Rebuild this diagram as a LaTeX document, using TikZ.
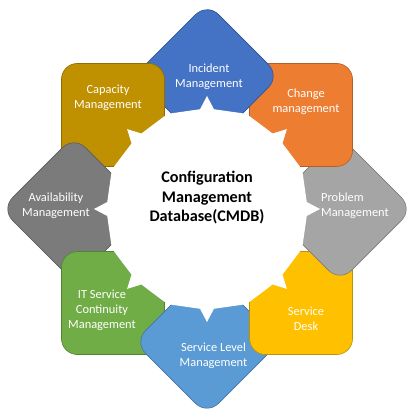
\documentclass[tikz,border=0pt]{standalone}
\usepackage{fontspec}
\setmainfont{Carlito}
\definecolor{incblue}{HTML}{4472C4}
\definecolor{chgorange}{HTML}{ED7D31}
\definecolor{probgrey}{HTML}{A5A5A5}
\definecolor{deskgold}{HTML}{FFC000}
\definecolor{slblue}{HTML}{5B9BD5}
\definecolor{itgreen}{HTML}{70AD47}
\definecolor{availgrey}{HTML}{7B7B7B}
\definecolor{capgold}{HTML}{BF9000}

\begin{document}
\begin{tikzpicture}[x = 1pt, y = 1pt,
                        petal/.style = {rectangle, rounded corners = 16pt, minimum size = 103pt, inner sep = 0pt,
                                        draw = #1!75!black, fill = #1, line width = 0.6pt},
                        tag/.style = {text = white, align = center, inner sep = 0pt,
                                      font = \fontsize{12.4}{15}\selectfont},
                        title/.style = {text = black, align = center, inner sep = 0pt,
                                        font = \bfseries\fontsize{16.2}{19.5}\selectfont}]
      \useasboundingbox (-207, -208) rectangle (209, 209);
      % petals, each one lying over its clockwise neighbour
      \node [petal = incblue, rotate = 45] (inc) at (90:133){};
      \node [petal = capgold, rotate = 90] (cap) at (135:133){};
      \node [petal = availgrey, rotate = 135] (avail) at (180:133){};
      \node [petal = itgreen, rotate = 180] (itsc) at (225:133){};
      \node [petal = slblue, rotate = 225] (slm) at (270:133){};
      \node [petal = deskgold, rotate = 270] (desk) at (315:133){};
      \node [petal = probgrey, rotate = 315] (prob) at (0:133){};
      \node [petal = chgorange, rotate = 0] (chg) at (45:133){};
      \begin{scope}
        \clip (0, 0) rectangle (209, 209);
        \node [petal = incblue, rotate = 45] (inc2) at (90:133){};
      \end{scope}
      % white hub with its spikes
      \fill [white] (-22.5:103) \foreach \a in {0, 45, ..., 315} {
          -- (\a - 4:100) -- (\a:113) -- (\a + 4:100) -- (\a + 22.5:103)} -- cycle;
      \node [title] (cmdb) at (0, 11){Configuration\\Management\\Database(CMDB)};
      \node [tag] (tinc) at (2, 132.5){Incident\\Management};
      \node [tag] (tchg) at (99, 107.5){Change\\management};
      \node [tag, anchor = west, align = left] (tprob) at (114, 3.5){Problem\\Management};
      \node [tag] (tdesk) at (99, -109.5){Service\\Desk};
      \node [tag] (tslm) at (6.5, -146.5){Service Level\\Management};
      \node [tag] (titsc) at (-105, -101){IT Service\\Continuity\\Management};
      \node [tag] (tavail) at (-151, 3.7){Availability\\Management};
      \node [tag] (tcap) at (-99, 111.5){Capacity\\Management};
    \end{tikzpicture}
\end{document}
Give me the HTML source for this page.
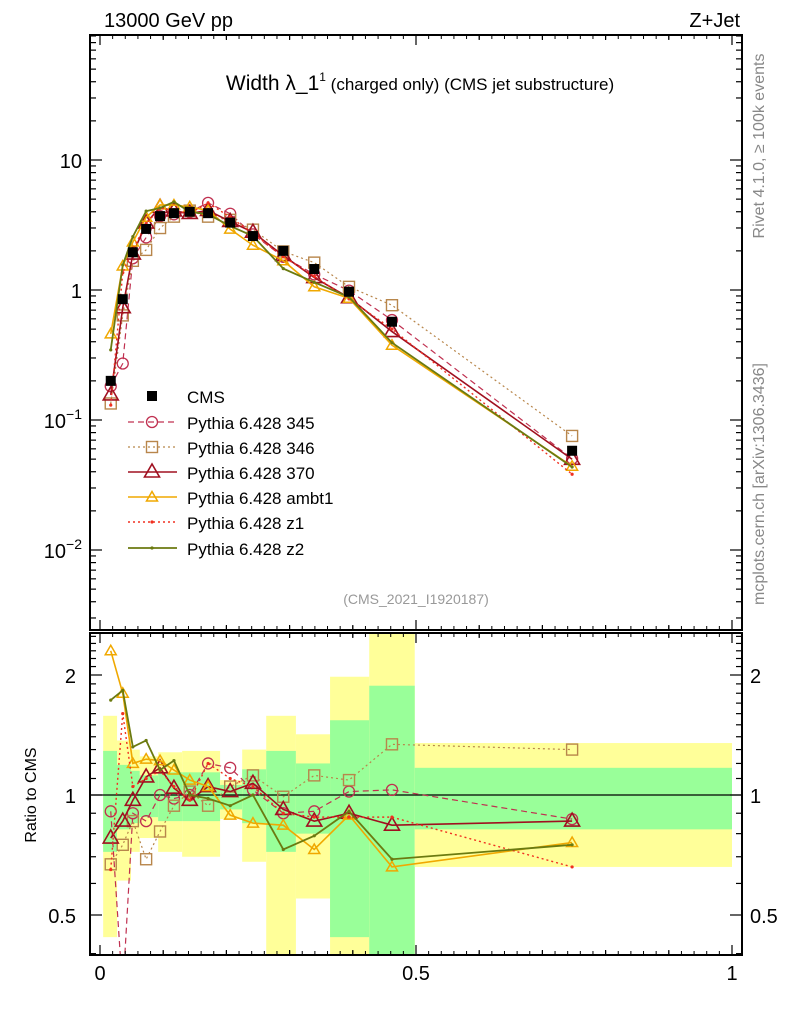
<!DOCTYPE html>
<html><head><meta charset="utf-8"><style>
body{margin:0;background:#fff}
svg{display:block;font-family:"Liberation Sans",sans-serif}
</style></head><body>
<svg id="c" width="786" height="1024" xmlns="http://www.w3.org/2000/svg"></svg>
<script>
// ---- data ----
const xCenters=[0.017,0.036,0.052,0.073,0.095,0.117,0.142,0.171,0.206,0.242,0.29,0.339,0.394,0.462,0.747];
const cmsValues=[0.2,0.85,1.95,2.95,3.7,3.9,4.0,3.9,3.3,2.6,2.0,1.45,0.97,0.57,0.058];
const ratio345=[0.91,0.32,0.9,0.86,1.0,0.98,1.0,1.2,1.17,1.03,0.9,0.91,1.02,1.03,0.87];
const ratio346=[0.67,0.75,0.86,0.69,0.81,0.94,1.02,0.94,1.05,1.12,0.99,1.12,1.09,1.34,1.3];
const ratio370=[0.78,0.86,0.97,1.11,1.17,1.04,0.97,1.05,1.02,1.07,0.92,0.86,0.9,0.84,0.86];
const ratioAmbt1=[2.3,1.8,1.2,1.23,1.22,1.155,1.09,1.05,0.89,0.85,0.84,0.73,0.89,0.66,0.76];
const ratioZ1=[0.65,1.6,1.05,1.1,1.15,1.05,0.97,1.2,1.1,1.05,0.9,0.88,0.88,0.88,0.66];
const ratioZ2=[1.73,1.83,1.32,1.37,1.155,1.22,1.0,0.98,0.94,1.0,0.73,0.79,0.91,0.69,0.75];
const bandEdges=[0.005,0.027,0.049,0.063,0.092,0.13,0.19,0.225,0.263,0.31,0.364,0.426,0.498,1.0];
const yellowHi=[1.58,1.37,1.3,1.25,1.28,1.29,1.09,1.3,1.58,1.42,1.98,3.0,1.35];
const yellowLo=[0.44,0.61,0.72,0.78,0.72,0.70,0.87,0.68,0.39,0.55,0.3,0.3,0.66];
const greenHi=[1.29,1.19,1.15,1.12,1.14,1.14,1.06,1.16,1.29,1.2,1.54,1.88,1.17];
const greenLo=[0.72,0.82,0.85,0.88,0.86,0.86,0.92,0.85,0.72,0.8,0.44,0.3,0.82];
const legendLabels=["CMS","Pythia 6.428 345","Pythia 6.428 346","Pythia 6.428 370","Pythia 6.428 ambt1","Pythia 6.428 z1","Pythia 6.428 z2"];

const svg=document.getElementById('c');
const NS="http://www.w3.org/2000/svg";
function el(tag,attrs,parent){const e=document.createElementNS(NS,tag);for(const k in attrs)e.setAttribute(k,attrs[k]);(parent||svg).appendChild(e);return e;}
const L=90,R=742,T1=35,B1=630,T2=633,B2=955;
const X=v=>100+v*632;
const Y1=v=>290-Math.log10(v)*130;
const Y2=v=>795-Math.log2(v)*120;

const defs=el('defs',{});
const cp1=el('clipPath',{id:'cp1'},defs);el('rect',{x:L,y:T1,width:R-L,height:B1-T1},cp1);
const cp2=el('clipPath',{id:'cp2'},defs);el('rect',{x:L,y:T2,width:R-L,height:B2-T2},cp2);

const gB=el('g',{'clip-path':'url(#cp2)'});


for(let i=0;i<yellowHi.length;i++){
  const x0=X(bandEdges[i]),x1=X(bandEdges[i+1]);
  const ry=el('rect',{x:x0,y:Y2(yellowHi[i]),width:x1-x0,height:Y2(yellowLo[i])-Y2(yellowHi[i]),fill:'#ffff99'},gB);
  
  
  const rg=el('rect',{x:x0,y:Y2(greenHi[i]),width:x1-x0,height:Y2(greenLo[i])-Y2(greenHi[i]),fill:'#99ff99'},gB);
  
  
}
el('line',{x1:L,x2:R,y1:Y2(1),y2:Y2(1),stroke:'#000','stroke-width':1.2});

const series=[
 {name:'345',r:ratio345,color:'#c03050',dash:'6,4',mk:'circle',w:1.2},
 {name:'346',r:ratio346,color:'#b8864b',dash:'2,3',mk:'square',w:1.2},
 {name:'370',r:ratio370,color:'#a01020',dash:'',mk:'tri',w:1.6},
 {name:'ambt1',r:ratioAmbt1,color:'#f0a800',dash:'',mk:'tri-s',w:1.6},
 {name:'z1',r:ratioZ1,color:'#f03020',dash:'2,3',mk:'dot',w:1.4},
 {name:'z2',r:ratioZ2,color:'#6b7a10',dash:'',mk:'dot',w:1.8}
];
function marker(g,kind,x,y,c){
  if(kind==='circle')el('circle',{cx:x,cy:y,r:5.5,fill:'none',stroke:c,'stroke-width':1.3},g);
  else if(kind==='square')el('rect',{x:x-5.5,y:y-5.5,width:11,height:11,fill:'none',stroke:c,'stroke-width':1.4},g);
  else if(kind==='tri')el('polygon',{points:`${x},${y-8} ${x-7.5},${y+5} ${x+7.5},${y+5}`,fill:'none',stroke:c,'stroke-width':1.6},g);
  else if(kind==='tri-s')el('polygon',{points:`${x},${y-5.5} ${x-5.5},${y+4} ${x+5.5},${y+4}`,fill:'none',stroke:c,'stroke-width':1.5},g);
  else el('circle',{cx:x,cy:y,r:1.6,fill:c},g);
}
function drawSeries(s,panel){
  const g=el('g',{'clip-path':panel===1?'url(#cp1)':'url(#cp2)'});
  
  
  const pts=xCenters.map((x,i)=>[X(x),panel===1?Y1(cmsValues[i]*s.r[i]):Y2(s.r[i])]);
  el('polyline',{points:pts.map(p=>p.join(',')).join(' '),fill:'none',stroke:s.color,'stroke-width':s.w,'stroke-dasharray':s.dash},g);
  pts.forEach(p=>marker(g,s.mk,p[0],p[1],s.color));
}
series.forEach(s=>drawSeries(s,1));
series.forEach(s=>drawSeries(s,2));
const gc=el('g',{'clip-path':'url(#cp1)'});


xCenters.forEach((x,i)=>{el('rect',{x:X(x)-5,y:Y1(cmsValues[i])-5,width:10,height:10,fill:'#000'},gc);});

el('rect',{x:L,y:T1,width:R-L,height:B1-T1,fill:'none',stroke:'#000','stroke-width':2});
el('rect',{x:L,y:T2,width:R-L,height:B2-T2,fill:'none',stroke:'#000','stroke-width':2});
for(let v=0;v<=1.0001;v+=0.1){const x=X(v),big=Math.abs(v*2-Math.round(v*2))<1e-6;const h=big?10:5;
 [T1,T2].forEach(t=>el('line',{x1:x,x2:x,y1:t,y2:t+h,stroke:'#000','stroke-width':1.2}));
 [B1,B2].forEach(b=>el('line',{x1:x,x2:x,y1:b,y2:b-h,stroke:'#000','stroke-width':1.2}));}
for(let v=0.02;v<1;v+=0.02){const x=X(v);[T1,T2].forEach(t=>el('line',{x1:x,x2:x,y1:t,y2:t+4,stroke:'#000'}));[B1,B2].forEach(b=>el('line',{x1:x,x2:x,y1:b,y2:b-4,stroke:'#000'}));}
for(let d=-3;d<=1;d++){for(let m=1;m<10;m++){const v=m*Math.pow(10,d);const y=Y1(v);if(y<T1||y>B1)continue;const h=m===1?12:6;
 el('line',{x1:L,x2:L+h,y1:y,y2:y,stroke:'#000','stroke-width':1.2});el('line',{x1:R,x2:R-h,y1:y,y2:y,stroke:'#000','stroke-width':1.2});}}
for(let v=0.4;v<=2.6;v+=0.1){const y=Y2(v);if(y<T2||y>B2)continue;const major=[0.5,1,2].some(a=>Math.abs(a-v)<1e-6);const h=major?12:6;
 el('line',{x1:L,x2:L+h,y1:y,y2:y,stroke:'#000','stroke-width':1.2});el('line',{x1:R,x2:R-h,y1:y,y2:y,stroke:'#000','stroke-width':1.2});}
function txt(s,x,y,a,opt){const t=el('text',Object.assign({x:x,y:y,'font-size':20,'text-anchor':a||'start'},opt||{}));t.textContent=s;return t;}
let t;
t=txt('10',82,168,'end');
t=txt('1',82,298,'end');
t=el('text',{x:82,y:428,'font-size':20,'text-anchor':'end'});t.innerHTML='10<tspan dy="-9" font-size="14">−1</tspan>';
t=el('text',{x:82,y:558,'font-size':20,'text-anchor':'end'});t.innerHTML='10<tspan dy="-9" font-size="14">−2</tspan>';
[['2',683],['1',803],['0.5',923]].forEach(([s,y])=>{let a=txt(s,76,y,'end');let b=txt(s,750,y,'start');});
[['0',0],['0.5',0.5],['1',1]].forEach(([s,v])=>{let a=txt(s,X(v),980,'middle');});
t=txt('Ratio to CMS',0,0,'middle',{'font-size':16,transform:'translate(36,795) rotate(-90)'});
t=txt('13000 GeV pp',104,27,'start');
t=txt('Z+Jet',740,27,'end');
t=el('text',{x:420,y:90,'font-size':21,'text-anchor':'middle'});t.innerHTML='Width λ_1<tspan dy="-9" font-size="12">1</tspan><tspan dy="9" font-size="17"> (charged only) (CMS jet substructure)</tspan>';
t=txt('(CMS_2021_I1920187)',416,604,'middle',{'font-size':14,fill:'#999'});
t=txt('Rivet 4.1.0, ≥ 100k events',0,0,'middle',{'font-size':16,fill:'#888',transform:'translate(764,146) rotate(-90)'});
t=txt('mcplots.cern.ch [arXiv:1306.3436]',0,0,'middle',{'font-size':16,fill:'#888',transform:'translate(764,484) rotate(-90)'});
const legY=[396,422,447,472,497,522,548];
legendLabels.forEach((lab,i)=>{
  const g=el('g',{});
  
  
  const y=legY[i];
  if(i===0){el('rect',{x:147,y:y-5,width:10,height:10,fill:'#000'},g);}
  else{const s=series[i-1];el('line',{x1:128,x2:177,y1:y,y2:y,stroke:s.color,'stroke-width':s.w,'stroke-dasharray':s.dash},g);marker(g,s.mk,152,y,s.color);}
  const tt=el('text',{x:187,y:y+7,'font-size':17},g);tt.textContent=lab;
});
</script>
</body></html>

_WHAT YOU HAVE TO DO_:
Give the lines above again exactly, from the one containing "Give me the HTML source for this page." to the one containing "const Y2=v=>795-Math.log2(v)*120;", both included, but leave out the pictures.

_EXERCISE ANSWER_:
Give me the HTML source for this page.
<!DOCTYPE html>
<html><head><meta charset="utf-8"><style>
body{margin:0;background:#fff}
svg{display:block;font-family:"Liberation Sans",sans-serif}
</style></head><body>
<svg id="c" width="786" height="1024" xmlns="http://www.w3.org/2000/svg"></svg>
<script>
// ---- data ----
const xCenters=[0.017,0.036,0.052,0.073,0.095,0.117,0.142,0.171,0.206,0.242,0.29,0.339,0.394,0.462,0.747];
const cmsValues=[0.2,0.85,1.95,2.95,3.7,3.9,4.0,3.9,3.3,2.6,2.0,1.45,0.97,0.57,0.058];
const ratio345=[0.91,0.32,0.9,0.86,1.0,0.98,1.0,1.2,1.17,1.03,0.9,0.91,1.02,1.03,0.87];
const ratio346=[0.67,0.75,0.86,0.69,0.81,0.94,1.02,0.94,1.05,1.12,0.99,1.12,1.09,1.34,1.3];
const ratio370=[0.78,0.86,0.97,1.11,1.17,1.04,0.97,1.05,1.02,1.07,0.92,0.86,0.9,0.84,0.86];
const ratioAmbt1=[2.3,1.8,1.2,1.23,1.22,1.155,1.09,1.05,0.89,0.85,0.84,0.73,0.89,0.66,0.76];
const ratioZ1=[0.65,1.6,1.05,1.1,1.15,1.05,0.97,1.2,1.1,1.05,0.9,0.88,0.88,0.88,0.66];
const ratioZ2=[1.73,1.83,1.32,1.37,1.155,1.22,1.0,0.98,0.94,1.0,0.73,0.79,0.91,0.69,0.75];
const bandEdges=[0.005,0.027,0.049,0.063,0.092,0.13,0.19,0.225,0.263,0.31,0.364,0.426,0.498,1.0];
const yellowHi=[1.58,1.37,1.3,1.25,1.28,1.29,1.09,1.3,1.58,1.42,1.98,3.0,1.35];
const yellowLo=[0.44,0.61,0.72,0.78,0.72,0.70,0.87,0.68,0.39,0.55,0.3,0.3,0.66];
const greenHi=[1.29,1.19,1.15,1.12,1.14,1.14,1.06,1.16,1.29,1.2,1.54,1.88,1.17];
const greenLo=[0.72,0.82,0.85,0.88,0.86,0.86,0.92,0.85,0.72,0.8,0.44,0.3,0.82];
const legendLabels=["CMS","Pythia 6.428 345","Pythia 6.428 346","Pythia 6.428 370","Pythia 6.428 ambt1","Pythia 6.428 z1","Pythia 6.428 z2"];

const svg=document.getElementById('c');
const NS="http://www.w3.org/2000/svg";
function el(tag,attrs,parent){const e=document.createElementNS(NS,tag);for(const k in attrs)e.setAttribute(k,attrs[k]);(parent||svg).appendChild(e);return e;}
const L=90,R=742,T1=35,B1=630,T2=633,B2=955;
const X=v=>100+v*632;
const Y1=v=>290-Math.log10(v)*130;
const Y2=v=>795-Math.log2(v)*120;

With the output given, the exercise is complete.